If the length and breadth of a rectangle are increased by 3m and 2m,respectively the area would increase by 52
sq.m.If the length and breadth are decreased by 2m and 3m,respectively the area would decreased by 43sq.m.Find the length and breadth of the rectangle?
not bad
Putting all that into math, we have
(l+3)(b+2) = l*b+52
(l-2)(b-3) = l*b-43
Now just solve for l and b.
To solve this problem, we can set up a system of equations.
Let's denote the initial length of the rectangle as L and the initial breadth as B.
According to the problem, if we increase the length by 3m and the breadth by 2m, the area increases by 52 sq.m. This can be represented as:
(L + 3)(B + 2) = LB + 52 -- equation (1)
Similarly, if we decrease the length by 2m and the breadth by 3m, the area decreases by 43 sq.m. This can be represented as:
(L - 2)(B - 3) = LB - 43 -- equation (2)
Now, let's simplify the equations:
Expanding equation (1):
LB + 3B + 2L + 6 = LB + 52
3B + 2L = 46 -- equation (3)
Expanding equation (2):
LB - 2B - 3L + 6 = LB - 43
-2B - 3L = -49 -- equation (4)
Now, we have a system of equations (3) and (4) with two variables, B and L.
We can solve this system using any method, such as substitution or elimination.
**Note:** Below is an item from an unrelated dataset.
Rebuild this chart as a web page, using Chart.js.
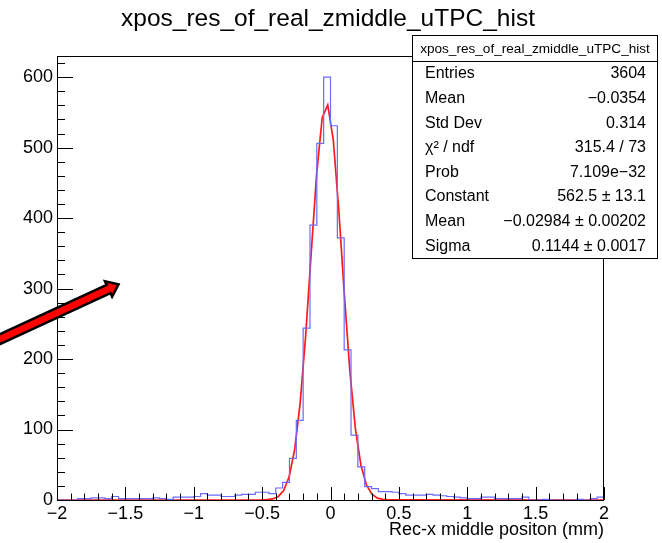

Let's use the substitution method:
From equation (3), we can isolate B:
B = (46 - 2L) / 3
Substituting this value of B into equation (4):
-2((46 - 2L) / 3) - 3L = -49
Simplifying and solving for L:
-92 + 4L - 9L = -147
-5L = -55
L = 11
Now, substituting this value of L into equation (3) to find B:
3B + 2(11) = 46
3B = 24
B = 8
Therefore, the length of the rectangle is 11m and the breadth is 8m.